Dopo il fischio d’inizio mi sono ritrovato in una bolla, attratto dal campo e dal contesto, con difficoltà a ricordare tutto come immerso in una sorta di lucidissima allucinazione. Credo che la prima parte di gara fosse riassumibile in due squadre che riescono a divertire giocando male. L’Inter è sicura, più del Milan, e gli spettri che avevo cercato di allontanare poco prima dell’inizio tornano prepotenti. Mancini ha deciso di schierare 4 uomini offensivi per attaccare uno contro uno la difesa del Milan. In alcuni frangenti i quattro avanti nerazzurri ingaggiano un duello face to face che non porta a grandissime occasioni se non ad un colpo di testa mancato di Eder. Le manovre offensive interiste trovano fortuna soprattutto nella catena di destra: l’inizio di Santon e Perisic, è incoraggiante per l’Inter. Finiranno per scomparire entrambi.

Dopo la prima metà della frazione le offensive dell’Inter sono vagamente sterili, non bastano quattro attaccanti se non riescono a partire in velocità; nessuna costruzione dal basso e uomini che staticamente si posizionano sulla linea di centrocampo. Kucka mi sta sorprendendo, ha le gambe grosse e la corsa sicura di un caterpillar. Quando Honda mette in mezzo un pallone dalla destra dopo essere rientrato sul sinistro, San Siro è avvolto da un boato ruggente: Alex di testa fa 1 a 0. Quando il brasiliano segna, un’onda mi investe dal vertice destro dello stadio. Non so se meritiamo il vantaggio ma sto gridando qualcosa ed ho un braccio teso.

MILAN, ITALY - JANUARY 31: Mauro Emanuel Icardi (R) of FC Internazionale Milano strikes the post from the penalty spot during the Serie A match between AC Milan and FC Internazionale Milano at Stadio Giuseppe Meazza on January 31, 2016 in Milan, Italy. (Photo by Marco Luzzani/Getty Images)

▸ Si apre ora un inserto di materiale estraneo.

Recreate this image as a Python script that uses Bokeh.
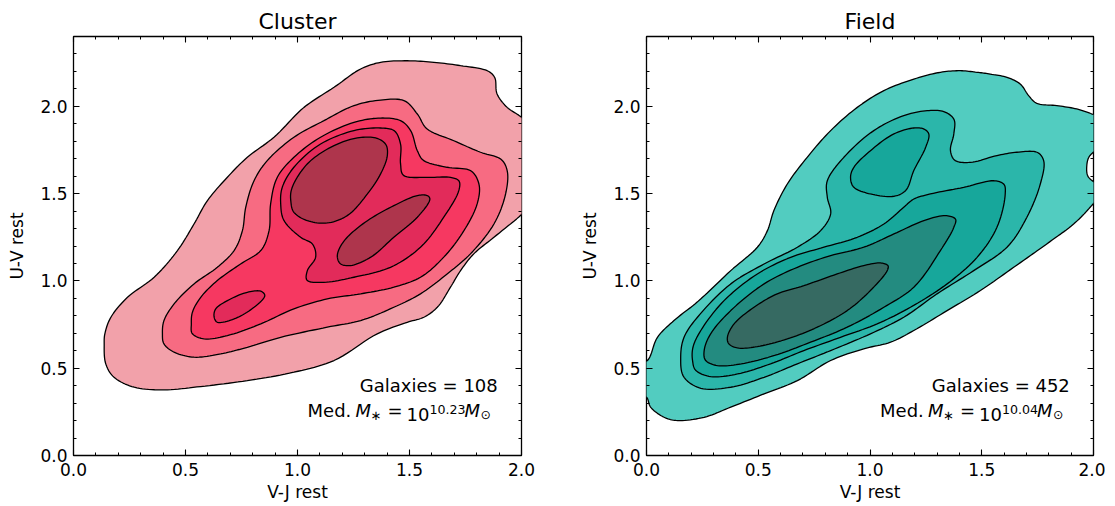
import numpy as np
from bokeh.plotting import figure
from bokeh.layouts import row
from bokeh.models import Label, LinearAxis, FixedTicker, Range1d
from bokeh.embed import file_html
from bokeh.resources import INLINE

# ---------------- data (V-J rest, U-V rest) ----------------
x_ticks = [0.0, 0.5, 1.0, 1.5, 2.0]
x_tick_labels = ["0.0", "0.5", "1.0", "1.5", "2.0"]
y_ticks = [0.0, 0.5, 1.0, 1.5, 2.0]
y_tick_labels = ["0.0", "0.5", "1.0", "1.5", "2.0"]

titles = ["Cluster", "Field"]
n_galaxies = [108, 452]
med_mass_exp = ["10.23", "10.04"]

# Cluster KDE contour outlines (lowest level first)
c1_x = [0.137, 0.144, 0.181, 0.271, 0.404, 0.568, 0.776, 0.984, 1.163, 1.356, 1.490, 1.564, 1.624, 1.683, 1.728, 1.787, 1.877, 2.0, 2.06, 2.06, 2.0, 1.936, 1.891, 1.880, 1.847, 1.728, 1.609, 1.490, 1.371, 1.282, 1.163, 1.029, 0.895, 0.776, 0.687, 0.598, 0.538, 0.464, 0.360, 0.241, 0.167, 0.140]
c1_y = [0.639, 0.525, 0.448, 0.391, 0.376, 0.395, 0.429, 0.477, 0.544, 0.697, 0.763, 0.792, 0.849, 0.964, 1.059, 1.155, 1.250, 1.380, 1.46, 1.85, 1.937, 1.994, 2.071, 2.166, 2.204, 2.233, 2.252, 2.261, 2.252, 2.214, 2.109, 1.994, 1.823, 1.708, 1.594, 1.460, 1.326, 1.174, 1.021, 0.906, 0.792, 0.697]

c2_x = [0.397, 0.404, 0.449, 0.538, 0.657, 0.776, 0.925, 1.133, 1.282, 1.430, 1.549, 1.668, 1.772, 1.877, 1.929, 1.936, 1.907, 1.817, 1.698, 1.579, 1.535, 1.475, 1.371, 1.252, 1.118, 0.984, 0.865, 0.806, 0.769, 0.754, 0.717, 0.642, 0.538, 0.449, 0.404]
c2_y = [0.697, 0.639, 0.592, 0.563, 0.582, 0.620, 0.677, 0.735, 0.773, 0.849, 0.926, 1.040, 1.155, 1.326, 1.498, 1.632, 1.698, 1.737, 1.803, 1.870, 1.956, 2.033, 2.036, 2.004, 1.918, 1.823, 1.689, 1.574, 1.422, 1.288, 1.174, 1.078, 0.983, 0.868, 0.773]

c3_x = [0.526, 0.531, 0.583, 0.687, 0.836, 0.984, 1.133, 1.282, 1.430, 1.549, 1.653, 1.743, 1.802, 1.810, 1.772, 1.668, 1.564, 1.535, 1.505, 1.460, 1.371, 1.252, 1.103, 0.984, 0.910, 0.880, 0.873, 0.836, 0.746, 0.642, 0.568, 0.531]
c3_y = [0.754, 0.697, 0.668, 0.687, 0.754, 0.840, 0.897, 0.926, 0.964, 1.021, 1.136, 1.288, 1.441, 1.555, 1.632, 1.651, 1.689, 1.746, 1.861, 1.918, 1.933, 1.908, 1.823, 1.708, 1.594, 1.441, 1.288, 1.174, 1.097, 1.002, 0.906, 0.821]

c4a_x = [0.925, 0.940, 1.014, 1.066, 1.081, 1.044, 1.044, 1.118, 1.252, 1.415, 1.549, 1.653, 1.720, 1.720, 1.683, 1.579, 1.475, 1.460, 1.460, 1.431, 1.371, 1.252, 1.103, 0.984, 0.932]
c4a_y = [1.441, 1.345, 1.250, 1.212, 1.136, 1.059, 1.002, 0.992, 1.021, 1.078, 1.193, 1.365, 1.517, 1.574, 1.593, 1.593, 1.603, 1.670, 1.784, 1.861, 1.876, 1.861, 1.784, 1.651, 1.536]

c4b_x = [0.628, 0.643, 0.717, 0.806, 0.854, 0.836, 0.776, 0.687, 0.635]
c4b_y = [0.792, 0.763, 0.782, 0.849, 0.916, 0.941, 0.935, 0.887, 0.840]

c5a_x = [0.970, 0.984, 1.044, 1.133, 1.222, 1.312, 1.371, 1.401, 1.393, 1.349, 1.267, 1.163, 1.059, 0.999, 0.972]
c5a_y = [1.460, 1.393, 1.345, 1.332, 1.374, 1.498, 1.613, 1.718, 1.784, 1.819, 1.819, 1.775, 1.689, 1.594, 1.517]

c5b_x = [1.178, 1.193, 1.237, 1.327, 1.430, 1.535, 1.591, 1.579, 1.535, 1.430, 1.312, 1.222, 1.186]
c5b_y = [1.136, 1.097, 1.088, 1.136, 1.250, 1.365, 1.469, 1.489, 1.489, 1.431, 1.345, 1.250, 1.183]

# Field KDE contour outlines (lowest level first)
f1_x = [-0.04, -0.04, 0.0, 0.019, 0.079, 0.139, 0.258, 0.377, 0.526, 0.675, 0.824, 0.972, 1.092, 1.196, 1.345, 1.494, 1.643, 1.791, 1.911, 1.985, 2.03, 2.01, 1.975, 1.970, 1.980, 2.01, 2.05, 2.05, 1.994, 1.925, 1.836, 1.747, 1.710, 1.672, 1.613, 1.538, 1.479, 1.404, 1.315, 1.196, 1.062, 0.943, 0.824, 0.719, 0.630, 0.570, 0.541, 0.496, 0.377, 0.228, 0.123, 0.049, 0.004]
f1_y = [0.52, 0.36, 0.334, 0.276, 0.219, 0.200, 0.219, 0.277, 0.353, 0.429, 0.544, 0.611, 0.649, 0.716, 0.830, 0.945, 1.078, 1.212, 1.326, 1.422, 1.50, 1.555, 1.60, 1.66, 1.71, 1.75, 1.80, 1.93, 1.956, 1.985, 2.004, 2.017, 2.061, 2.128, 2.166, 2.185, 2.195, 2.204, 2.195, 2.156, 2.090, 1.994, 1.861, 1.708, 1.555, 1.403, 1.288, 1.193, 1.059, 0.880, 0.773, 0.677, 0.544]

f2_x = [0.153, 0.168, 0.243, 0.377, 0.526, 0.675, 0.824, 1.002, 1.151, 1.300, 1.464, 1.613, 1.702, 1.762, 1.777, 1.747, 1.657, 1.568, 1.449, 1.382, 1.360, 1.375, 1.375, 1.330, 1.256, 1.151, 1.017, 0.883, 0.809, 0.809, 0.824, 0.779, 0.675, 0.526, 0.377, 0.228, 0.168]
f2_y = [0.563, 0.448, 0.385, 0.391, 0.448, 0.525, 0.601, 0.697, 0.792, 0.926, 1.059, 1.193, 1.365, 1.555, 1.689, 1.737, 1.737, 1.718, 1.679, 1.689, 1.746, 1.842, 1.927, 1.970, 1.975, 1.947, 1.861, 1.708, 1.574, 1.479, 1.384, 1.288, 1.193, 1.097, 0.983, 0.792, 0.677]

f3a_x = [0.206, 0.221, 0.287, 0.407, 0.555, 0.704, 0.868, 1.032, 1.181, 1.345, 1.479, 1.568, 1.605, 1.598, 1.553, 1.419, 1.270, 1.196, 1.151, 1.062, 0.943, 0.794, 0.645, 0.496, 0.347, 0.243, 0.208]
f3a_y = [0.544, 0.487, 0.452, 0.467, 0.525, 0.601, 0.677, 0.754, 0.849, 0.983, 1.135, 1.307, 1.498, 1.555, 1.574, 1.536, 1.498, 1.469, 1.422, 1.326, 1.250, 1.193, 1.135, 1.040, 0.887, 0.716, 0.620]

f3b_x = [0.913, 0.928, 1.002, 1.107, 1.159, 1.196, 1.249, 1.263, 1.241, 1.196, 1.107, 1.002, 0.928]
f3b_y = [1.594, 1.536, 1.498, 1.485, 1.517, 1.632, 1.765, 1.842, 1.870, 1.876, 1.842, 1.746, 1.651]

f4_x = [0.258, 0.265, 0.317, 0.424, 0.573, 0.734, 0.898, 1.062, 1.196, 1.315, 1.375, 1.382, 1.337, 1.241, 1.107, 0.972, 0.824, 0.675, 0.526, 0.377, 0.287]
f4_y = [0.601, 0.544, 0.515, 0.525, 0.573, 0.649, 0.735, 0.849, 0.964, 1.174, 1.307, 1.355, 1.374, 1.345, 1.269, 1.193, 1.145, 1.078, 0.983, 0.830, 0.697]

f5_x = [0.362, 0.369, 0.407, 0.496, 0.630, 0.764, 0.898, 1.002, 1.077, 1.080, 1.047, 0.972, 0.853, 0.704, 0.585, 0.481, 0.392]
f5_y = [0.677, 0.639, 0.616, 0.624, 0.668, 0.735, 0.830, 0.945, 1.059, 1.088, 1.103, 1.088, 1.040, 0.973, 0.926, 0.849, 0.754]

cluster_levels = [[(c1_x, c1_y)], [(c2_x, c2_y)], [(c3_x, c3_y)],
                  [(c4a_x, c4a_y), (c4b_x, c4b_y)], [(c5a_x, c5a_y), (c5b_x, c5b_y)]]
cluster_colors = ["#f2a1aa", "#f76b82", "#f63861", "#e22b5a", "#ae354c"]

field_levels = [[(f1_x, f1_y)], [(f2_x, f2_y)], [(f3a_x, f3a_y), (f3b_x, f3b_y)],
                [(f4_x, f4_y)], [(f5_x, f5_y)]]
field_colors = ["#52ccc0", "#2bb6aa", "#17a79b", "#238b80", "#366a62"]

FONT = "DejaVu Sans"


def smooth_closed(xs, ys, n=10):
    """Draw a closed outline as a smooth curve through the traced points."""
    P = np.column_stack([xs, ys]).astype(float)
    N = len(P)
    out = []
    for i in range(N):
        p0, p1, p2, p3 = P[(i - 1) % N], P[i], P[(i + 1) % N], P[(i + 2) % N]

        def tj(ti, a, b):
            return ti + np.linalg.norm(b - a) ** 0.5 + 1e-9
        t0 = 0.0
        t1 = tj(t0, p0, p1)
        t2 = tj(t1, p1, p2)
        t3 = tj(t2, p2, p3)
        t = np.linspace(t1, t2, n, endpoint=False)[:, None]
        A1 = (t1 - t) / (t1 - t0) * p0 + (t - t0) / (t1 - t0) * p1
        A2 = (t2 - t) / (t2 - t1) * p1 + (t - t1) / (t2 - t1) * p2
        A3 = (t3 - t) / (t3 - t2) * p2 + (t - t2) / (t3 - t2) * p3
        B1 = (t2 - t) / (t2 - t0) * A1 + (t - t0) / (t2 - t0) * A2
        B2 = (t3 - t) / (t3 - t1) * A2 + (t - t1) / (t3 - t1) * A3
        out.append((t2 - t) / (t2 - t1) * B1 + (t - t1) / (t2 - t1) * B2)
    C = np.vstack(out)
    return list(C[:, 0]), list(C[:, 1])


def make_panel(title, levels, colors, ngal, mexp, frame_w, border_right):
    p = figure(frame_width=frame_w, frame_height=419, x_range=Range1d(0, 2), y_range=Range1d(0, 2.4),
               output_backend="svg", toolbar_location=None, title=title,
               min_border_left=73, min_border_right=border_right,
               min_border_top=36, min_border_bottom=50)
    p.title.align = "center"
    p.title.text_font = FONT
    p.title.text_font_size = "22px"
    p.title.text_font_style = "normal"
    p.title.text_color = "black"
    p.title.standoff = 5
    p.grid.visible = False
    p.outline_line_color = "black"
    p.outline_line_width = 1.3
    p.background_fill_color = "white"
    p.border_fill_color = "white"

    for polys, col in zip(levels, colors):
        xs, ys = [], []
        for (px, py) in polys:
            sx, sy = smooth_closed(px, py)
            xs.append(sx)
            ys.append(sy)
        p.patches(xs, ys, fill_color=col, line_color="black", line_width=1.3)

    minor = [round(v * 0.1, 1) for v in range(0, 25)]
    xt = FixedTicker(ticks=x_ticks, minor_ticks=minor)
    yt = FixedTicker(ticks=y_ticks, minor_ticks=minor)

    p.add_layout(LinearAxis(), "above")
    p.add_layout(LinearAxis(), "right")
    for ax in p.axis:
        ax.axis_line_color = None
        ax.major_tick_in = 6
        ax.major_tick_out = 0
        ax.minor_tick_in = 3
        ax.minor_tick_out = 0
        ax.major_tick_line_color = "black"
        ax.minor_tick_line_color = "black"
        ax.major_tick_line_width = 1.1
        ax.minor_tick_line_width = 1.0
        ax.major_label_text_font = FONT
        ax.major_label_text_font_size = "17px"
        ax.major_label_text_color = "black"
        ax.axis_label_text_font = FONT
        ax.axis_label_text_font_size = "17px"
        ax.axis_label_text_font_style = "normal"
        ax.axis_label_text_color = "black"
    for ax in p.xaxis:
        ax.ticker = xt
        ax.major_label_overrides = dict(zip(x_ticks, x_tick_labels))
    for ax in p.yaxis:
        ax.ticker = yt
        ax.major_label_overrides = dict(zip(y_ticks, y_tick_labels))

    p.below[0].axis_label = "V-J rest"
    p.below[0].major_label_standoff = 7
    p.below[0].axis_label_standoff = 3
    p.left[0].axis_label = "U-V rest"
    p.left[0].major_label_standoff = 6
    p.left[0].axis_label_standoff = 10
    for ax in (p.above[-1], p.right[0]):
        ax.major_label_text_font_size = "1px"
        ax.major_label_text_color = None
        ax.major_label_text_alpha = 0
        ax.major_label_standoff = 0

    # annotation text
    p.add_layout(Label(x=1.894, y=0.343, text="Galaxies = %d" % ngal, text_align="right",
                       text_font=FONT, text_font_size="18px", text_color="black"))
    x0, y0 = 1.045, 0.195
    pieces = [  # text, x offset, y offset, size, style
        ("Med.", 0, 0, "18px", "normal"),
        ("M", 48, 0, "18px", "italic"),
        ("\u2217", 63, -2, "13px", "normal"),
        ("=", 80, 0, "18px", "normal"),
        ("10", 99, 0, "18px", "normal"),
        (mexp, 122, 7, "12.6px", "normal"),
        ("M", 157, 0, "18px", "italic"),
        ("\u2299", 173, -1, "12.6px", "normal"),
    ]
    for txt, dx, dy, fs, st in pieces:
        p.add_layout(Label(x=x0, y=y0, x_offset=dx, y_offset=dy, text=txt, text_align="left",
                           text_font=FONT, text_font_size=fs, text_font_style=st,
                           text_color="black"))
    return p


p1 = make_panel(titles[0], cluster_levels, cluster_colors, n_galaxies[0], med_mass_exp[0], 448, 52)
p2 = make_panel(titles[1], field_levels, field_colors, n_galaxies[1], med_mass_exp[1], 447, 12)

layout = row(p1, p2)
open("out.html", "w").write(file_html(layout, INLINE))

Siamo in vantaggio ed è la mia seconda partita allo stadio. Nel secondo tempo rientro tardi, ho bisogno di un caffè perché l’aria si è fatta rigida, resistere è diventato di colpo più complesso. Donnarumma sbaglia e travolge Eder toccando il pallone sul proprio errore in disimpegno: sarebbe punizione a due in area ma l’arbitro non fischia. Mancini perde il controllo e viene espulso. Quando Icardi vola in aria procurandosi il rigore del possibile 1 a 1 mi ricordo di aver suggerito alla mia ragazza di giocarlo come risultato esatto per un qualche concorso a premi. Il palo trema, e la gara si mette in discesa. Segniamo secondo e terzo goal nel giro di pochi minuti, Niang è dominante, Honda sembra un giocatore nuovo, e c’è una gioia sincera a San Siro. Un uomo attempato che vedo poco distante da me in tribuna comincia a gesticolare nervoso, non è Salvini ma la prossemica direbbe che è molto simile. Non è stato un match bello in senso canonico, ma in prospettiva potrebbe spostare gli equilibri della città. L’inesattezza di alcuni movimenti, le traiettorie sbagliate e l’insicurezza reciproca passano in secondo piano stasera se sei milanista.

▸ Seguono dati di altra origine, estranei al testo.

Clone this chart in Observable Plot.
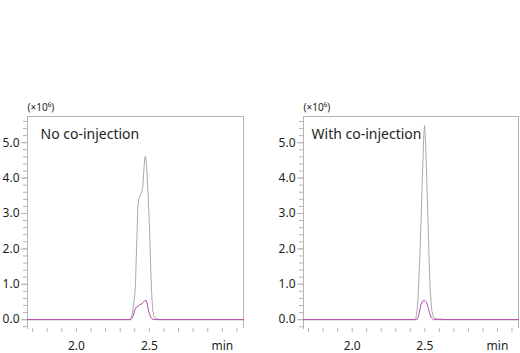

AC Milan's Colombian forward Carlos Bacca (C, down) scores a goal during the Italian Serie A football match between AC Milan and Inter Milan at San Siro Stadium in Milan on January 31, 2015. / AFP / GIUSEPPE CACACE (Photo credit should read GIUSEPPE CACACE/AFP/Getty Images)

Nel ventre dello stadio c’è Martin Jorgensen che aspetta qualcuno. È un mio mito, un giocatore che ho apprezzato molto da ragazzo: gli stringo la mano e sorrido mentre mi risponde con un freddo “piacere”. Non mi spiego cosa stia facendo, forse il commentatore per la tv danese con supporto tecnico alla telecronaca. Arriva Felipe Melo e lo abbraccia, gli chiede della famiglia e Martin è dimesso nel dirgli che è tutto ok. Il brasiliano gli propone di andare con lui, in quel momento Jorgensen mi appare piccolo e poco sicuro. Che giocatore è stato. Le interviste sono tutte un domandare a Mancini del dito medio, del mercato, delle scuse e di cosa succederà ora. Ci attenderà un’altra settimana di discussioni in cui il calcio passerà in secondo piano.

L’esterno di San Siro a fine derby restituisce un panorama post evento fatto di spazi vuoti e paninari con le insegne ancora accese. Sembra un non luogo che sarebbe bello vedere in un corto girato da Nicolas Winding Refn. Il timer della metro mi dice che posso entrare, un’ora di viaggio e sono ancora una volta nella periferia iniziale. La nebbia sta abbracciando i palazzi intorno a me, alberi spogli fanno da sfondo all’istantanea che mi appare appena superate le scale. Penso a come la dipingerebbe Boccioni questa scena, in una periferia che non conosco, di una città che conosco poco mi sento stanco e intorpidito, ma allo stesso tempo felice.